RECORDS SHOWN:
---

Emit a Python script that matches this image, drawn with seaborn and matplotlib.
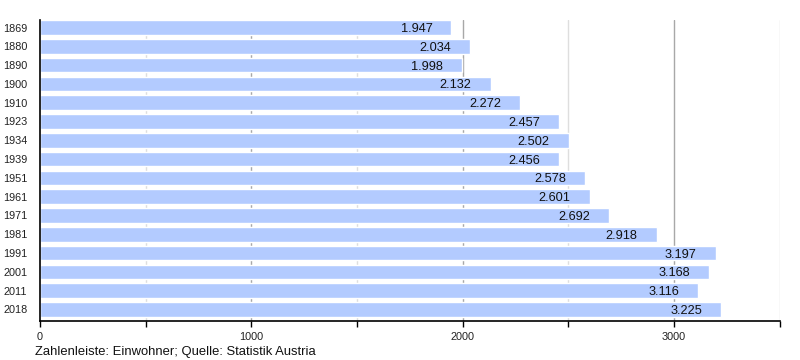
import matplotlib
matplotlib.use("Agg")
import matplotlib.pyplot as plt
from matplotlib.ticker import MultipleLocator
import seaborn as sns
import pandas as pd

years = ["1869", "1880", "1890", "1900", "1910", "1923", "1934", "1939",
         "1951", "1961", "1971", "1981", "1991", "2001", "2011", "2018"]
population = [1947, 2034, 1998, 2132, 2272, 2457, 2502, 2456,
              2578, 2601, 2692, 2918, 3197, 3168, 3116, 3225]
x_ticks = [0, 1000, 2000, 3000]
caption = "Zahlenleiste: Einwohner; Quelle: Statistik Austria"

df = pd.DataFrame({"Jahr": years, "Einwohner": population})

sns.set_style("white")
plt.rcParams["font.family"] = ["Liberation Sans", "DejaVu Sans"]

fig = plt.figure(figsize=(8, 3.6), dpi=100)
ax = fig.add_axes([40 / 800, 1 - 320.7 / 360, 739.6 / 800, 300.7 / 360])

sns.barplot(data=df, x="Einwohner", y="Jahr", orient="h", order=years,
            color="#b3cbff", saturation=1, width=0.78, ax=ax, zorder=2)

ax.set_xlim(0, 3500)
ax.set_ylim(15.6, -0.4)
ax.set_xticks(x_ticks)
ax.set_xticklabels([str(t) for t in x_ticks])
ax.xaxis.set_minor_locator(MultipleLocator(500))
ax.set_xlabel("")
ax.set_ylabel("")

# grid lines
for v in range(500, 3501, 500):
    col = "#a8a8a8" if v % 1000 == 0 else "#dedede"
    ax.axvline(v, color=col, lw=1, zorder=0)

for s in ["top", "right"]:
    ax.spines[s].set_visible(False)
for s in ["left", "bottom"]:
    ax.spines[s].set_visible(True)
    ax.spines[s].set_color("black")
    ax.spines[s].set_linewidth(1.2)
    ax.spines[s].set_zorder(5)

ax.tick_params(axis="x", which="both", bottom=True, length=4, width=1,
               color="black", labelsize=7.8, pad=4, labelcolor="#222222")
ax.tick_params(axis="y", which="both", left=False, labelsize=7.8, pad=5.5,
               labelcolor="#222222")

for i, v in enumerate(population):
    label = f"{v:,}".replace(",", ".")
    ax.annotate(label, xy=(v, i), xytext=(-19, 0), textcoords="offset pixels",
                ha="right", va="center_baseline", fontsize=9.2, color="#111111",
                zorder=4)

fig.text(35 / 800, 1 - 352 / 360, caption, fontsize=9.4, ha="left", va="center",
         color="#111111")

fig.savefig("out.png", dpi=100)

---

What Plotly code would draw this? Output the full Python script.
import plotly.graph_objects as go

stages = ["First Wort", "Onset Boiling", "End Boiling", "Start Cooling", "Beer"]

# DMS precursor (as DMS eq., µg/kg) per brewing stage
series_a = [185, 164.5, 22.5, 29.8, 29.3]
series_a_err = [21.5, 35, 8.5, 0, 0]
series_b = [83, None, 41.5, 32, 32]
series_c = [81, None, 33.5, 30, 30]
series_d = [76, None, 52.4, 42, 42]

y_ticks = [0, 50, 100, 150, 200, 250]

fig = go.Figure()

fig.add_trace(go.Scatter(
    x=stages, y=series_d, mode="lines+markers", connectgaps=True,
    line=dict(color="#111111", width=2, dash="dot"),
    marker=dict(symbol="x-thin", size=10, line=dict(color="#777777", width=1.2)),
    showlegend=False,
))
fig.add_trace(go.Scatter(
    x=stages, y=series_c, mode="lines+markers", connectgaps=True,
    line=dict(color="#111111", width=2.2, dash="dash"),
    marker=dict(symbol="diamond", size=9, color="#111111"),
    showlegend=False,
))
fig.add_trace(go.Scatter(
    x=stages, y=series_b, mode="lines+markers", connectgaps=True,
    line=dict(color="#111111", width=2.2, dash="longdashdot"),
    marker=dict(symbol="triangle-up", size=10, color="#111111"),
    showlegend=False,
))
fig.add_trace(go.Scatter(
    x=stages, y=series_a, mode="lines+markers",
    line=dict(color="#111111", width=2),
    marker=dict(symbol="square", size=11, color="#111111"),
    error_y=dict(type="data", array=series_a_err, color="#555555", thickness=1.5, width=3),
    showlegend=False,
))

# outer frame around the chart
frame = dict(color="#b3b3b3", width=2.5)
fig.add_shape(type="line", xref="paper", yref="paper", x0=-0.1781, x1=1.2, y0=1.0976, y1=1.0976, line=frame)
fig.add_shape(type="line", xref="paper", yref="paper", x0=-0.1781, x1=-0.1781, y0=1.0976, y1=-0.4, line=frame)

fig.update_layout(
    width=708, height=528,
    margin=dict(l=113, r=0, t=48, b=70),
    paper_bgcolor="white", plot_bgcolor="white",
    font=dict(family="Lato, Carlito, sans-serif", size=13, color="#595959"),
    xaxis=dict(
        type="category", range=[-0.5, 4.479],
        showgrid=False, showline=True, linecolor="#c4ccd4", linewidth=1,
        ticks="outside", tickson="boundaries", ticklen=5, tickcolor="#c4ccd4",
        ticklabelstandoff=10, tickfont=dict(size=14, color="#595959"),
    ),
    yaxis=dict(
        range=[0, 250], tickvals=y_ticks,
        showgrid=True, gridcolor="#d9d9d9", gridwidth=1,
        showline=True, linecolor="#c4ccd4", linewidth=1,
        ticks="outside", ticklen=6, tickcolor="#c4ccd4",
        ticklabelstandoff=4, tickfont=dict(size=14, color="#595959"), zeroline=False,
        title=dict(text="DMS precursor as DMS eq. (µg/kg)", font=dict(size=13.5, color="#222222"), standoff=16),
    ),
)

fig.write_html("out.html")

---

Pictures stay out: repeat exactly only the lines from the one with "Emit a Python" through the one with "ax.spines[s].set_zorder(5)".

RESPONSE BELOW:
Emit a Python script that matches this image, drawn with seaborn and matplotlib.
import matplotlib
matplotlib.use("Agg")
import matplotlib.pyplot as plt
from matplotlib.ticker import MultipleLocator
import seaborn as sns
import pandas as pd

years = ["1869", "1880", "1890", "1900", "1910", "1923", "1934", "1939",
         "1951", "1961", "1971", "1981", "1991", "2001", "2011", "2018"]
population = [1947, 2034, 1998, 2132, 2272, 2457, 2502, 2456,
              2578, 2601, 2692, 2918, 3197, 3168, 3116, 3225]
x_ticks = [0, 1000, 2000, 3000]
caption = "Zahlenleiste: Einwohner; Quelle: Statistik Austria"

df = pd.DataFrame({"Jahr": years, "Einwohner": population})

sns.set_style("white")
plt.rcParams["font.family"] = ["Liberation Sans", "DejaVu Sans"]

fig = plt.figure(figsize=(8, 3.6), dpi=100)
ax = fig.add_axes([40 / 800, 1 - 320.7 / 360, 739.6 / 800, 300.7 / 360])

sns.barplot(data=df, x="Einwohner", y="Jahr", orient="h", order=years,
            color="#b3cbff", saturation=1, width=0.78, ax=ax, zorder=2)

ax.set_xlim(0, 3500)
ax.set_ylim(15.6, -0.4)
ax.set_xticks(x_ticks)
ax.set_xticklabels([str(t) for t in x_ticks])
ax.xaxis.set_minor_locator(MultipleLocator(500))
ax.set_xlabel("")
ax.set_ylabel("")

# grid lines
for v in range(500, 3501, 500):
    col = "#a8a8a8" if v % 1000 == 0 else "#dedede"
    ax.axvline(v, color=col, lw=1, zorder=0)

for s in ["top", "right"]:
    ax.spines[s].set_visible(False)
for s in ["left", "bottom"]:
    ax.spines[s].set_visible(True)
    ax.spines[s].set_color("black")
    ax.spines[s].set_linewidth(1.2)
    ax.spines[s].set_zorder(5)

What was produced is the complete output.